I find it very strange that the WS-Management
Using webservices for something like this seems like an enormous bandwidth waste to me. Whatever happened to optimization?
To ensure interoperability of devices and to enable any one console to manage any device, there will now be the standard default login "BILL" and password of "MOMONEY" for all devices. Users are not advised to change any passwords otherwise universal control will not be achieved.
-- If god wanted me to have a sig, he'd have given me a sense of humor.
I don't mean to pooh pooh this idea just because it's somewhat Windows specific but the only real advantage I see to this over snmp is that the delivery modes are more sophisticated and the data can be organized hierarchally. So why not just add builtin event notification to snmp? Otherwise using XML for something that should be a low-cost service seems wrong to me. System monitoring should be as small and SIMPLE as possible to reduce the possibility for exploits as it will likely be running with a high level of anonymous access on almost every workstation, server, and router in the organization. The whole thing smells of XML pixie dust designed to drive up requirements and thus sell servers and new software to go with. If you have a problem with snmp then fix it. Don't reinvent it with techniques that are expensive in clock cyles and exploits.
This new protocol simply cannot be adopted until it's fully acronymic... I mean come on, SNMP and WBEM and even CIM have been fully acronymous for some time now, and this WS-Management thing still has an entire word spelled out in the name? That won't fly in my shop, no sir.
-Lod
I wonder if you could use XMPP (Jabber) to monitor devices. Each device connects to the server like a person IMing. It can easily send a message when something bad/good happens. You can have a roster (buddy list) of the devices you want to monitor.

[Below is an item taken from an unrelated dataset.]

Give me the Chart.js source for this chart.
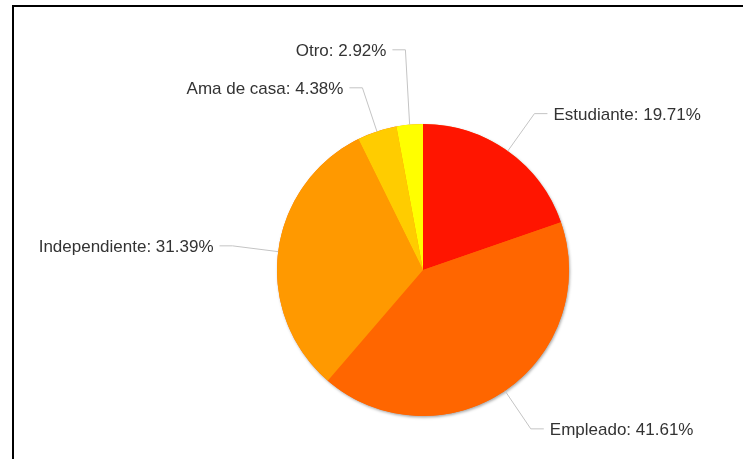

Nobody else seemed to mention this yet so I thought I'd point out that Sun seems to be contradicting their latest monitoring framework:
JMX
By going along with this new specification. Network Management, monitoring, and other SNMP-like operations in Java are moving to the JMX or java media extension framework. In Java 5, the VM has JMX hooks built in for monitoring and control. Alas, I have to agree that SNMP is tired and old, but it still is in place in a lot of environments (and in routers, firewalls, and other hardware appliances) and is really easy to interface and use. I doubt this will catch on very quickly...
.: 2+2 = PI SQRT(1+N)
snmp v3 works perfectly fine as it is. let's leave well enough alone
:)
considering most vendors are still using v1 or v2, that should be 'lets leave snmp v3 alone'
to be perfectly honest, SNMP is anything but simple. the only thing simple about it is the protocol itself. it then got buried under avalanches of proprietary MIBs, all partially overlapping yet all mutually incompatible. some only partially documented (or not documented at all). not only that, the insistence of vendors using funky proprietary data types (or worse, strings) when existing datatypes would work perfectly fine.
what was needed imo was a MIB guideline and 'retarded implementation' verification. to ensure vendors didn't create obfuscated and spaghettified MIBs.